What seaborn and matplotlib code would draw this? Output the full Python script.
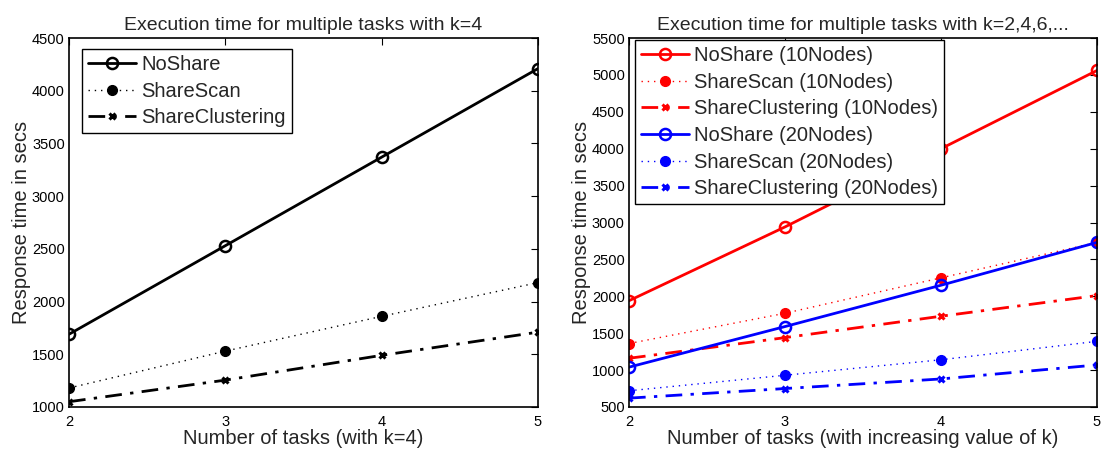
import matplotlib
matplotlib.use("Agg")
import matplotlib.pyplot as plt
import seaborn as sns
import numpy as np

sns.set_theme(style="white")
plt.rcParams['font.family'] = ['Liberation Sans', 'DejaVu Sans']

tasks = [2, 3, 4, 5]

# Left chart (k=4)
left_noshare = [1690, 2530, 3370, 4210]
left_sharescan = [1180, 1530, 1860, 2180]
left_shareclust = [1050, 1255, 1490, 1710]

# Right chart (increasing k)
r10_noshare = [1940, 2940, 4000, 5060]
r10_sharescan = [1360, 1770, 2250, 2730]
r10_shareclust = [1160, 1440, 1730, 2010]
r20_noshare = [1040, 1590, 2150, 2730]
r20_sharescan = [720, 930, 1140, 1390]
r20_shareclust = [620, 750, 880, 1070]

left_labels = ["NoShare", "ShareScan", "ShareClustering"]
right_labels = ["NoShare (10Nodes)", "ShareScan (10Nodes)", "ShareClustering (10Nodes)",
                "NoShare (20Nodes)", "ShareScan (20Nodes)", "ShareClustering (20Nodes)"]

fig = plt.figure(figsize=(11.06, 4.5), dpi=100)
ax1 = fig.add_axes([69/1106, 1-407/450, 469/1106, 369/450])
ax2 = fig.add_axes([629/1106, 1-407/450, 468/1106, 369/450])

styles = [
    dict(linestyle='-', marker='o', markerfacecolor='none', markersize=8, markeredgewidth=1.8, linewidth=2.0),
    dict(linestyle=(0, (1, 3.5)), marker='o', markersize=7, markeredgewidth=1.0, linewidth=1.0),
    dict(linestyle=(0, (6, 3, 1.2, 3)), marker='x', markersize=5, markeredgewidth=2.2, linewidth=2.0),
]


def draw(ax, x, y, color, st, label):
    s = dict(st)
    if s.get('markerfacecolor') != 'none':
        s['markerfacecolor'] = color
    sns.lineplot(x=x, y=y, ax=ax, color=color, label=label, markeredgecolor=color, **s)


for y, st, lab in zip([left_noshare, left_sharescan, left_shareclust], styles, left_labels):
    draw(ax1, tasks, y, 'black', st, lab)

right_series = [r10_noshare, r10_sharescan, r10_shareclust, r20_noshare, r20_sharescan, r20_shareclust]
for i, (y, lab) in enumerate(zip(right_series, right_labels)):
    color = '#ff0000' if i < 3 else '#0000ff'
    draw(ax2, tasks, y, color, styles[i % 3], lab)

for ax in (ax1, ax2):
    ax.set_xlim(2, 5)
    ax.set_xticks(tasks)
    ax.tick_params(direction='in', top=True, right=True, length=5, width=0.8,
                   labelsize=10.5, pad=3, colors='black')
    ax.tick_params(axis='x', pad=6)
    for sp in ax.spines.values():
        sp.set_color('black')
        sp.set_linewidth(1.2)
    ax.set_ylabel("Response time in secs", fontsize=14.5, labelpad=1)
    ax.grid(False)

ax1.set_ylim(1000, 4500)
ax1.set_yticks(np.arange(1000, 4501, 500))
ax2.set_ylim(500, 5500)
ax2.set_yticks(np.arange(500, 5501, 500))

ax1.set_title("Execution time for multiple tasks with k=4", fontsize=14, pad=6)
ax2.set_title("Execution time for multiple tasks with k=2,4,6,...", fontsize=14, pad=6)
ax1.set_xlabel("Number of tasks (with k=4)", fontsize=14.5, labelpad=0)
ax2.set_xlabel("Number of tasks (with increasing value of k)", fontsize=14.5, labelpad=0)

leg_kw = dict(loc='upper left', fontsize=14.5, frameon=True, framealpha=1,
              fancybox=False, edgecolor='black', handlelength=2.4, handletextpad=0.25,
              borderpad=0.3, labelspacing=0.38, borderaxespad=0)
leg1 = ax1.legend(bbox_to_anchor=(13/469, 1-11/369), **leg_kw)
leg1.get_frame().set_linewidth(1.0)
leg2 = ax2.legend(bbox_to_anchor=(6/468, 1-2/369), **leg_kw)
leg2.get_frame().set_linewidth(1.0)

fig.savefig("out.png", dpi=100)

^^^^

Task brief. Give an exact copy of the material, leaving out every picture.

Written reply.
What seaborn and matplotlib code would draw this? Output the full Python script.
import matplotlib
matplotlib.use("Agg")
import matplotlib.pyplot as plt
import seaborn as sns
import numpy as np

sns.set_theme(style="white")
plt.rcParams['font.family'] = ['Liberation Sans', 'DejaVu Sans']

tasks = [2, 3, 4, 5]

# Left chart (k=4)
left_noshare = [1690, 2530, 3370, 4210]
left_sharescan = [1180, 1530, 1860, 2180]
left_shareclust = [1050, 1255, 1490, 1710]

# Right chart (increasing k)
r10_noshare = [1940, 2940, 4000, 5060]
r10_sharescan = [1360, 1770, 2250, 2730]
r10_shareclust = [1160, 1440, 1730, 2010]
r20_noshare = [1040, 1590, 2150, 2730]
r20_sharescan = [720, 930, 1140, 1390]
r20_shareclust = [620, 750, 880, 1070]

left_labels = ["NoShare", "ShareScan", "ShareClustering"]
right_labels = ["NoShare (10Nodes)", "ShareScan (10Nodes)", "ShareClustering (10Nodes)",
                "NoShare (20Nodes)", "ShareScan (20Nodes)", "ShareClustering (20Nodes)"]

fig = plt.figure(figsize=(11.06, 4.5), dpi=100)
ax1 = fig.add_axes([69/1106, 1-407/450, 469/1106, 369/450])
ax2 = fig.add_axes([629/1106, 1-407/450, 468/1106, 369/450])

styles = [
    dict(linestyle='-', marker='o', markerfacecolor='none', markersize=8, markeredgewidth=1.8, linewidth=2.0),
    dict(linestyle=(0, (1, 3.5)), marker='o', markersize=7, markeredgewidth=1.0, linewidth=1.0),
    dict(linestyle=(0, (6, 3, 1.2, 3)), marker='x', markersize=5, markeredgewidth=2.2, linewidth=2.0),
]


def draw(ax, x, y, color, st, label):
    s = dict(st)
    if s.get('markerfacecolor') != 'none':
        s['markerfacecolor'] = color
    sns.lineplot(x=x, y=y, ax=ax, color=color, label=label, markeredgecolor=color, **s)


for y, st, lab in zip([left_noshare, left_sharescan, left_shareclust], styles, left_labels):
    draw(ax1, tasks, y, 'black', st, lab)

right_series = [r10_noshare, r10_sharescan, r10_shareclust, r20_noshare, r20_sharescan, r20_shareclust]
for i, (y, lab) in enumerate(zip(right_series, right_labels)):
    color = '#ff0000' if i < 3 else '#0000ff'
    draw(ax2, tasks, y, color, styles[i % 3], lab)

for ax in (ax1, ax2):
    ax.set_xlim(2, 5)
    ax.set_xticks(tasks)
    ax.tick_params(direction='in', top=True, right=True, length=5, width=0.8,
                   labelsize=10.5, pad=3, colors='black')
    ax.tick_params(axis='x', pad=6)
    for sp in ax.spines.values():
        sp.set_color('black')
        sp.set_linewidth(1.2)
    ax.set_ylabel("Response time in secs", fontsize=14.5, labelpad=1)
    ax.grid(False)

ax1.set_ylim(1000, 4500)
ax1.set_yticks(np.arange(1000, 4501, 500))
ax2.set_ylim(500, 5500)
ax2.set_yticks(np.arange(500, 5501, 500))

ax1.set_title("Execution time for multiple tasks with k=4", fontsize=14, pad=6)
ax2.set_title("Execution time for multiple tasks with k=2,4,6,...", fontsize=14, pad=6)
ax1.set_xlabel("Number of tasks (with k=4)", fontsize=14.5, labelpad=0)
ax2.set_xlabel("Number of tasks (with increasing value of k)", fontsize=14.5, labelpad=0)

leg_kw = dict(loc='upper left', fontsize=14.5, frameon=True, framealpha=1,
              fancybox=False, edgecolor='black', handlelength=2.4, handletextpad=0.25,
              borderpad=0.3, labelspacing=0.38, borderaxespad=0)
leg1 = ax1.legend(bbox_to_anchor=(13/469, 1-11/369), **leg_kw)
leg1.get_frame().set_linewidth(1.0)
leg2 = ax2.legend(bbox_to_anchor=(6/468, 1-2/369), **leg_kw)
leg2.get_frame().set_linewidth(1.0)

fig.savefig("out.png", dpi=100)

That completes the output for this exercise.